→ Data lines:
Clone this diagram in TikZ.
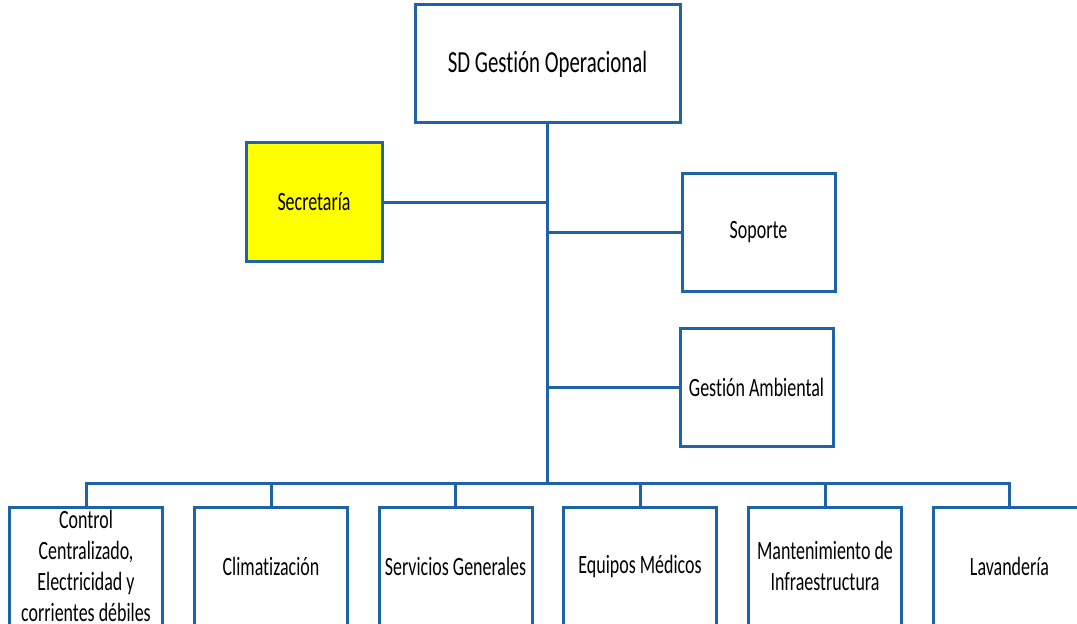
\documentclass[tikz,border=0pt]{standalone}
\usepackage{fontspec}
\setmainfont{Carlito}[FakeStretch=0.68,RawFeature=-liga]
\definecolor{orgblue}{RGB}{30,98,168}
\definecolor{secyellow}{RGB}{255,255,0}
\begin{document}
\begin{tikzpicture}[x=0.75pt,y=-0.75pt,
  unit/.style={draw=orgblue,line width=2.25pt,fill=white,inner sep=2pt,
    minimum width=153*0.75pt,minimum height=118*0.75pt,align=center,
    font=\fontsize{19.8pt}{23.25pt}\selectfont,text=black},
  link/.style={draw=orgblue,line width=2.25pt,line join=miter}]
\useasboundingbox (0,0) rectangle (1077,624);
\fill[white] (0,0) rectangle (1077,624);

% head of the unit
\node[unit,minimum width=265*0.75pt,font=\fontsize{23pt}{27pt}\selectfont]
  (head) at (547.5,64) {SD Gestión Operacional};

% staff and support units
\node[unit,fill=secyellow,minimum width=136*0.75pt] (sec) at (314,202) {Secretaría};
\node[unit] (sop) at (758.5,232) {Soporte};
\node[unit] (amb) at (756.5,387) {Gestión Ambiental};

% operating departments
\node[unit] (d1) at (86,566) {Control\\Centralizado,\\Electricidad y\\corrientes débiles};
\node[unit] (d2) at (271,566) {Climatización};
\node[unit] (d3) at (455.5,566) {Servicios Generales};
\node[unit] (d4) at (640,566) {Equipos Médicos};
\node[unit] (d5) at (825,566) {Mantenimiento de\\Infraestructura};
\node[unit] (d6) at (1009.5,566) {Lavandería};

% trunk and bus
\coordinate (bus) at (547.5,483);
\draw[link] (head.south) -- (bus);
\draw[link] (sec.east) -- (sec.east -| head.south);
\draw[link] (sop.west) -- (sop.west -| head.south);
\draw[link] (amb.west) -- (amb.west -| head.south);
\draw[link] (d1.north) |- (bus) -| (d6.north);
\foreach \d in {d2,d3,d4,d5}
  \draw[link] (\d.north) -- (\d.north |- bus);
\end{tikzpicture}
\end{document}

→ The exercise: Images should not appear in the copy; retype the listing above exactly.

→ Answer to this task:
Clone this diagram in TikZ.
\documentclass[tikz,border=0pt]{standalone}
\usepackage{fontspec}
\setmainfont{Carlito}[FakeStretch=0.68,RawFeature=-liga]
\definecolor{orgblue}{RGB}{30,98,168}
\definecolor{secyellow}{RGB}{255,255,0}
\begin{document}
\begin{tikzpicture}[x=0.75pt,y=-0.75pt,
  unit/.style={draw=orgblue,line width=2.25pt,fill=white,inner sep=2pt,
    minimum width=153*0.75pt,minimum height=118*0.75pt,align=center,
    font=\fontsize{19.8pt}{23.25pt}\selectfont,text=black},
  link/.style={draw=orgblue,line width=2.25pt,line join=miter}]
\useasboundingbox (0,0) rectangle (1077,624);
\fill[white] (0,0) rectangle (1077,624);

% head of the unit
\node[unit,minimum width=265*0.75pt,font=\fontsize{23pt}{27pt}\selectfont]
  (head) at (547.5,64) {SD Gestión Operacional};

% staff and support units
\node[unit,fill=secyellow,minimum width=136*0.75pt] (sec) at (314,202) {Secretaría};
\node[unit] (sop) at (758.5,232) {Soporte};
\node[unit] (amb) at (756.5,387) {Gestión Ambiental};

% operating departments
\node[unit] (d1) at (86,566) {Control\\Centralizado,\\Electricidad y\\corrientes débiles};
\node[unit] (d2) at (271,566) {Climatización};
\node[unit] (d3) at (455.5,566) {Servicios Generales};
\node[unit] (d4) at (640,566) {Equipos Médicos};
\node[unit] (d5) at (825,566) {Mantenimiento de\\Infraestructura};
\node[unit] (d6) at (1009.5,566) {Lavandería};

% trunk and bus
\coordinate (bus) at (547.5,483);
\draw[link] (head.south) -- (bus);
\draw[link] (sec.east) -- (sec.east -| head.south);
\draw[link] (sop.west) -- (sop.west -| head.south);
\draw[link] (amb.west) -- (amb.west -| head.south);
\draw[link] (d1.north) |- (bus) -| (d6.north);
\foreach \d in {d2,d3,d4,d5}
  \draw[link] (\d.north) -- (\d.north |- bus);
\end{tikzpicture}
\end{document}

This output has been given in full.